* [Available data]
╭──

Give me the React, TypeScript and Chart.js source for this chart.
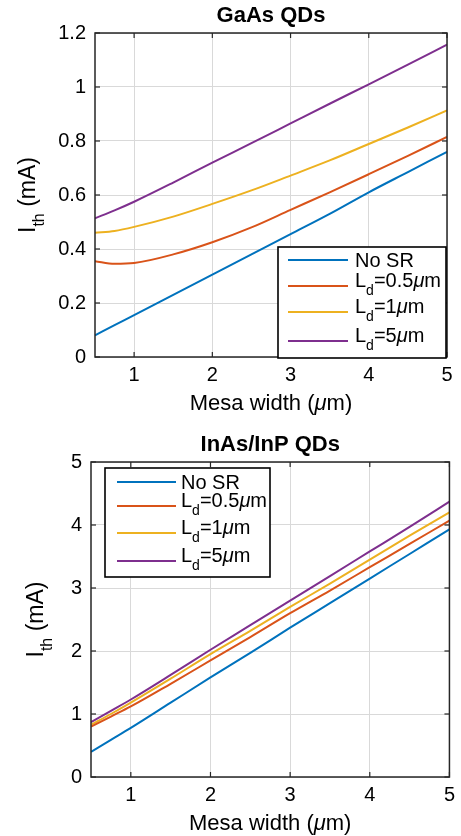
import React, { useEffect, useRef } from "react";
import { Chart, registerables } from "chart.js";

Chart.register(...registerables);

// ---------- data ----------
const mesaWidth = [0.5, 0.75, 1, 1.5, 2, 2.5, 3, 3.5, 4, 4.5, 5];

const gaasNoSR = [0.08, 0.118, 0.155, 0.23, 0.305, 0.38, 0.455, 0.53, 0.61, 0.685, 0.76];
const gaasLd05 = [0.355, 0.345, 0.348, 0.38, 0.425, 0.48, 0.545, 0.61, 0.677, 0.745, 0.815];
const gaasLd1 = [0.46, 0.467, 0.482, 0.52, 0.567, 0.617, 0.672, 0.728, 0.789, 0.85, 0.913];
const gaasLd5 = [0.514, 0.543, 0.575, 0.646, 0.72, 0.792, 0.865, 0.938, 1.01, 1.083, 1.157];

const inasNoSR = [0.4, 0.59, 0.78, 1.18, 1.58, 1.97, 2.37, 2.76, 3.15, 3.54, 3.93];
const inasLd05 = [0.8, 0.96, 1.12, 1.48, 1.85, 2.22, 2.6, 2.96, 3.33, 3.7, 4.07];
const inasLd1 = [0.83, 1.0, 1.18, 1.56, 1.95, 2.32, 2.7, 3.07, 3.45, 3.83, 4.2];
const inasLd5 = [0.87, 1.05, 1.23, 1.62, 2.02, 2.41, 2.8, 3.19, 3.58, 3.97, 4.37];

const seriesColors = ["#0072BD", "#D95319", "#EDB120", "#7E2F8E"];

const xTickValues = [1, 2, 3, 4, 5];
const xTickLabels = ["1", "2", "3", "4", "5"];
const gaasYTickValues = [0, 0.2, 0.4, 0.6, 0.8, 1, 1.2];
const gaasYTickLabels = ["0", "0.2", "0.4", "0.6", "0.8", "1", "1.2"];
const inasYTickValues = [0, 1, 2, 3, 4, 5];
const inasYTickLabels = ["0", "1", "2", "3", "4", "5"];

type Seg = { t: string; sub?: boolean; it?: boolean };

const legendLabels: Seg[][] = [
  [{ t: "No SR" }],
  [{ t: "L" }, { t: "d", sub: true }, { t: "=0.5" }, { t: "μ", it: true }, { t: "m" }],
  [{ t: "L" }, { t: "d", sub: true }, { t: "=1" }, { t: "μ", it: true }, { t: "m" }],
  [{ t: "L" }, { t: "d", sub: true }, { t: "=5" }, { t: "μ", it: true }, { t: "m" }],
];
const xAxisTitle: Seg[] = [{ t: "Mesa width (" }, { t: "μ", it: true }, { t: "m)" }];
const yAxisTitle: Seg[] = [{ t: "I" }, { t: "th", sub: true }, { t: " (mA)" }];
const gaasTitle: Seg[] = [{ t: "GaAs QDs" }];
const inasTitle: Seg[] = [{ t: "InAs/InP QDs" }];

const FAMILY = "'Liberation Sans', Arial, Helvetica, sans-serif";

function drawRich(
  ctx: CanvasRenderingContext2D,
  segs: Seg[],
  x: number,
  y: number,
  size: number,
  align: "left" | "center",
  bold = false
) {
  const fontFor = (s: Seg) =>
    `${s.it ? "italic " : ""}${bold ? "bold " : ""}${s.sub ? Math.round(size * 0.7) : size}px ${FAMILY}`;
  let total = 0;
  for (const s of segs) {
    ctx.font = fontFor(s);
    total += ctx.measureText(s.t).width;
  }
  let cx = align === "center" ? x - total / 2 : x;
  ctx.textAlign = "left";
  ctx.textBaseline = "alphabetic";
  for (const s of segs) {
    ctx.font = fontFor(s);
    ctx.fillText(s.t, cx, y + (s.sub ? size * 0.4 : 0));
    cx += ctx.measureText(s.t).width;
  }
}

const decorPlugin = {
  id: "decor",
  afterDatasetsDraw(chart: any, _args: any, opts: any) {
    const { ctx, chartArea: a } = chart;
    const xs = chart.scales.x;
    const ys = chart.scales.y;
    ctx.save();
    // frame
    ctx.strokeStyle = "#262626";
    ctx.lineWidth = 1.5;
    ctx.strokeRect(a.left, a.top, a.right - a.left, a.bottom - a.top);
    // inward ticks
    ctx.lineWidth = 1.2;
    const seg = (x1: number, y1: number, x2: number, y2: number) => {
      ctx.beginPath();
      ctx.moveTo(x1, y1);
      ctx.lineTo(x2, y2);
      ctx.stroke();
    };
    xs.ticks.forEach((t: any) => {
      const px = xs.getPixelForValue(t.value);
      seg(px, a.bottom, px, a.bottom - 5);
      seg(px, a.top, px, a.top + 5);
    });
    ys.ticks.forEach((t: any) => {
      const py = ys.getPixelForValue(t.value);
      seg(a.left, py, a.left + 5, py);
      seg(a.right, py, a.right - 5, py);
    });
    ctx.fillStyle = "#000";
    const cxm = (a.left + a.right) / 2;
    // title
    drawRich(ctx, opts.title, cxm, a.top - 11, 22, "center", true);
    // x title
    drawRich(ctx, xAxisTitle, cxm, a.bottom + 53, 22, "center");
    // y title (rotated)
    ctx.save();
    ctx.translate(opts.yTitleX, (a.top + a.bottom) / 2);
    ctx.rotate(-Math.PI / 2);
    drawRich(ctx, yAxisTitle, 0, 0, 23, "center");
    ctx.restore();
    // legend
    const L = opts.legend;
    const bx = L.anchor === "br" ? a.right - 1 - L.w : a.left + L.dx;
    const by = L.anchor === "br" ? a.bottom + 1 - L.h : a.top + L.dy;
    ctx.fillStyle = "#fff";
    ctx.fillRect(bx, by, L.w, L.h);
    ctx.strokeStyle = "#000";
    ctx.lineWidth = 1.6;
    ctx.strokeRect(bx, by, L.w, L.h);
    const datasets = chart.data.datasets;
    legendLabels.forEach((lab, i) => {
      const ly = by + L.rows[i];
      ctx.strokeStyle = datasets[i].borderColor;
      ctx.lineWidth = 2;
      seg(bx + L.lineX0, ly, bx + L.lineX1, ly);
      ctx.fillStyle = "#000";
      const hasSub = lab.some((s) => s.sub);
      drawRich(ctx, lab, bx + L.textX, ly + (hasSub ? 1 : 7), 20, "left");
    });
    ctx.restore();
  },
};

function makeDatasets(series: number[][]) {
  return series.map((vals, i) => ({
    label: String(i),
    data: mesaWidth.map((x, j) => ({ x, y: vals[j] })),
    borderColor: seriesColors[i],
    backgroundColor: seriesColors[i],
    borderWidth: 2,
    pointRadius: 0,
    fill: false,
    cubicInterpolationMode: "monotone" as const,
  }));
}

function buildConfig(p: {
  series: number[][];
  yMax: number;
  yTicks: number[];
  yTickLabels: string[];
  padTop: number;
  padRight: number;
  yWidth: number;
  xHeight: number;
  title: Seg[];
  yTitleX: number;
  legend: any;
}): any {
  const tickFont = { family: FAMILY, size: 20 };
  return {
    type: "line",
    data: { datasets: makeDatasets(p.series) },
    plugins: [decorPlugin],
    options: {
      animation: false,
      responsive: false,
      maintainAspectRatio: false,
      layout: { padding: { top: p.padTop, right: p.padRight, left: 0, bottom: 0 } },
      plugins: {
        legend: { display: false },
        tooltip: { enabled: false },
        title: { display: false },
        decor: { title: p.title, yTitleX: p.yTitleX, legend: p.legend },
      },
      scales: {
        x: {
          type: "linear",
          min: 0.5,
          max: 5,
          afterBuildTicks: (s: any) => {
            s.ticks = xTickValues.map((v) => ({ value: v }));
          },
          afterFit: (s: any) => {
            s.height = p.xHeight;
          },
          ticks: {
            autoSkip: false,
            maxRotation: 0,
            padding: 6,
            color: "#000",
            font: tickFont,
            callback: (_v: any, i: number) => xTickLabels[i],
          },
          grid: { color: "#d9d9d9", lineWidth: 1, drawTicks: false },
          border: { display: false },
        },
        y: {
          type: "linear",
          min: 0,
          max: p.yMax,
          afterBuildTicks: (s: any) => {
            s.ticks = p.yTicks.map((v) => ({ value: v }));
          },
          afterFit: (s: any) => {
            s.width = p.yWidth;
          },
          ticks: {
            autoSkip: false,
            padding: 9,
            color: "#000",
            font: tickFont,
            callback: (_v: any, i: number) => p.yTickLabels[i],
          },
          grid: { color: "#d9d9d9", lineWidth: 1, drawTicks: false },
          border: { display: false },
        },
      },
    },
  };
}

function ChartCanvas({ config, top }: { config: any; top: number }) {
  const ref = useRef<HTMLCanvasElement | null>(null);
  useEffect(() => {
    if (!ref.current) return;
    const chart = new Chart(ref.current, config);
    return () => chart.destroy();
  }, [config]);
  return (
    <canvas
      ref={ref}
      width={461}
      height={418}
      style={{ position: "absolute", left: 0, top, width: 461, height: 418, display: "block" }}
    />
  );
}

const gaasConfig = buildConfig({
  series: [gaasNoSR, gaasLd05, gaasLd1, gaasLd5],
  yMax: 1.2,
  yTicks: gaasYTickValues,
  yTickLabels: gaasYTickLabels,
  padTop: 33,
  padRight: 14,
  yWidth: 95,
  xHeight: 61,
  title: gaasTitle,
  yTitleX: 35,
  legend: { anchor: "br", w: 168, h: 111, rows: [13, 39, 65, 94], lineX0: 10, lineX1: 70, textX: 77 },
});

const inasConfig = buildConfig({
  series: [inasNoSR, inasLd05, inasLd1, inasLd5],
  yMax: 5,
  yTicks: inasYTickValues,
  yTickLabels: inasYTickLabels,
  padTop: 44,
  padRight: 9,
  yWidth: 91,
  xHeight: 59,
  title: inasTitle,
  yTitleX: 43,
  legend: { anchor: "tl", dx: 14, dy: 6, w: 165, h: 109, rows: [14, 38, 65, 93], lineX0: 12, lineX1: 71, textX: 76 },
});

export default function App() {
  return (
    <div style={{ position: "absolute", left: 0, top: 0, width: 461, height: 836, background: "#fff" }}>
      <ChartCanvas config={gaasConfig} top={0} />
      <ChartCanvas config={inasConfig} top={418} />
    </div>
  );
}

╰──

* [Objective] Restate the data word for word from its first line through the line with "3.5, 4, 4.5, 5];", leaving out any picture along the way.

* [Response to the exercise]
Give me the React, TypeScript and Chart.js source for this chart.
import React, { useEffect, useRef } from "react";
import { Chart, registerables } from "chart.js";

Chart.register(...registerables);

// ---------- data ----------
const mesaWidth = [0.5, 0.75, 1, 1.5, 2, 2.5, 3, 3.5, 4, 4.5, 5];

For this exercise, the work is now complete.